On the question whether replevin will lie to recover money from a bank, the principle announced in the case of Rust Land & Lumber Company v. Isom, 70 Ark. 99, 105, is controlling in this case.

*31 Rector S Sawyer, for appellee.

If appellee collected money for appellant, mingled it with other funds and refused to pay it to appellant on demand, as, in substance, the complaint alleges, the relations of debtor and creditor were thereby created. 42 Ark. 62; 48 Ark. 267.

Replevin is a possessory action for the recovery of specific property, and not for recovery of a debt. Kirby’s Dig., § 5863. Replevin will not lie for the recovery of money unless it is so marked or labeled as that it may be separately and specifically identified. Green’s Pr. & PL, § § 164-169; 34 Cyc. 1359, Replevin-Money or Scrip; 44 Ark. 447; 62 Ark. 133.

Smith, J.,

(after stating the facts). From the allegations of the complaint it appears that appellant deposited with the appellee' a draft drawn by one, Piper, on his account or against his credit at Fargo, North Dakota, for the sum of ten thousand, two hundred dollars, and that the bank made the collection for appellant; but it does not appear from any allegation of the complaint that the collection was made by the actual receipt and transmission of any sum of money and no presumption can be indulged to supply that omission in view of the well known custom of banks to the contrary. The affidavit for the order of delivery does not undertake to describe the money further than as ‘ ‘ ten thousand, two hundred dollars, in money, currency of the United States.”

Replevin is not an action for the collection of debt, but upon the contrary is a possessory action for the recovery of specific personal property. Section 6853 of Kirby’s Digest reads as follows: “The plaintiff, in an action to recover the possession of specific personal property, may, at the commencement of the action, or at any time before judgment, claim the immediate delivery of the property, as herein provided.” And section 6854 states the requirements of the affidavit to obtain an order of delivery and reads in part as follows: “An order for the delivery of property to the plaintiff shall be made by the clerk when there is filed in his office an affidavit *32of the plaintiff, or of some one in his behalf, showing, “first, a particular description of the property claimed, ’ ’ etc.

In the case of Hawes v. Robinson, 44 Ark. 308, in the opinion by Cockrill, C. J., it was said: “It is essential to a proper affidavit in replevin that it describe the property sued for in such manner as to afford the means of identifying it.” There is nothing in the affidavit or complaint or order of delivery in this case which would have indicated what specific money was to be taken by the sheriff.

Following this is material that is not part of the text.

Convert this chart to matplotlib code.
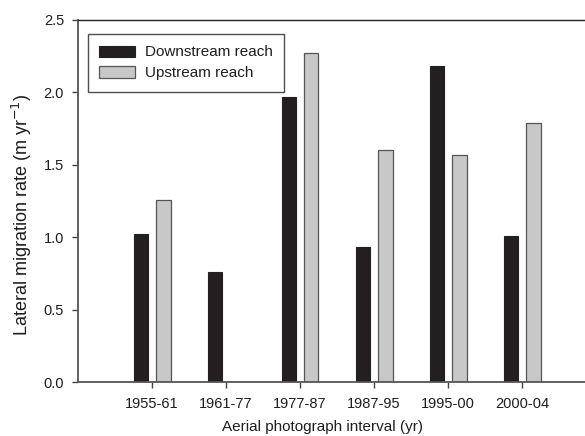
import matplotlib
matplotlib.use('Agg')
import matplotlib.pyplot as plt
import numpy as np

# data
intervals = ['1955-61', '1961-77', '1977-87', '1987-95', '1995-00', '2000-04']
downstream = [1.02, 0.76, 1.97, 0.93, 2.18, 1.01]
upstream = [1.26, np.nan, 2.27, 1.60, 1.57, 1.79]

plt.rcParams['font.family'] = ['Liberation Sans', 'DejaVu Sans']
text_col = '#1e1e1e'

fig = plt.figure(figsize=(5.85, 4.36), dpi=100)
ax_w, ax_h = 518, 362
ax = fig.add_axes([78 / 585, 1 - 382 / 436, ax_w / 585, ax_h / 436])

x = np.arange(1, len(intervals) + 1)
w = 0.19
off = 0.155
ax.bar(x - off, downstream, width=w, color='#231f20', edgecolor='#231f20',
       linewidth=0.8, label='Downstream reach')
ax.bar(x + off, upstream, width=w, color='#c8c8c9', edgecolor='#555555',
       linewidth=0.9, label='Upstream reach')

ax.set_xlim(0, 7)
ax.set_ylim(0, 2.5)
ax.set_xticks(x)
ax.set_xticklabels(intervals)
ax.set_yticks([0.0, 0.5, 1.0, 1.5, 2.0, 2.5])
ax.set_yticklabels(['0.0', '0.5', '1.0', '1.5', '2.0', '2.5'])

ax.tick_params(axis='both', direction='out', length=4, width=1,
               colors='#444444', labelcolor=text_col, labelsize=10.5)
ax.tick_params(axis='x', pad=7)
ax.tick_params(axis='y', pad=6)

for s in ['left', 'bottom']:
    ax.spines[s].set_color('#555555')
    ax.spines[s].set_linewidth(1.3)
ax.spines['top'].set_color('#222222')
ax.spines['top'].set_linewidth(1.0)
ax.spines['right'].set_visible(False)

ax.set_xlabel('Aerial photograph interval (yr)', fontsize=11, color=text_col)
ax.set_ylabel('Lateral migration rate (m yr$^{-1}$)', fontsize=13, color=text_col)
# label positions as in the original
ax.xaxis.set_label_coords((323 - 78) / ax_w, -(427 - 382) / ax_h)
ax.yaxis.set_label_coords((22 - 78) / ax_w, (382 - 215) / ax_h)
ax.xaxis.label.set_va('center')
ax.yaxis.label.set_va('center')

leg = ax.legend(loc='upper left', bbox_to_anchor=(10 / ax_w, 1 - 14 / ax_h),
                fontsize=11, frameon=True, fancybox=False, handlelength=2.35,
                handleheight=0.75, borderpad=0.75, labelspacing=0.45, handletextpad=0.6,
                borderaxespad=0)
leg.get_frame().set_edgecolor('#222222')
leg.get_frame().set_linewidth(1.0)
for t in leg.get_texts():
    t.set_color(text_col)

fig.savefig('out.png', dpi=100)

The rule is well settled that replevin will not lie for money incapable of specific identification. (See 24 A. & E. Enc. of Law (2 ed.) 481, and cases there cited under note 9). Cobbey and other authors on the subject of replevin state the rule as follows: “Money is not the subject of an action of replevin, unless it is marked or designated in some manner so as to become specific as regards the power of identification, such as being in a bag or package.” Cobbey on Replevin (2 ed.) 72, and cases there cited.

As the complaint here contains no allegation showing that appellee had in its possession any specific money capable of identification, but shows only that it had collected for the appellant, a draft deposited by appellant in the usual course of business; no error was committed in sustaining the demurrer and the judgment of the court below is therefore affirmed.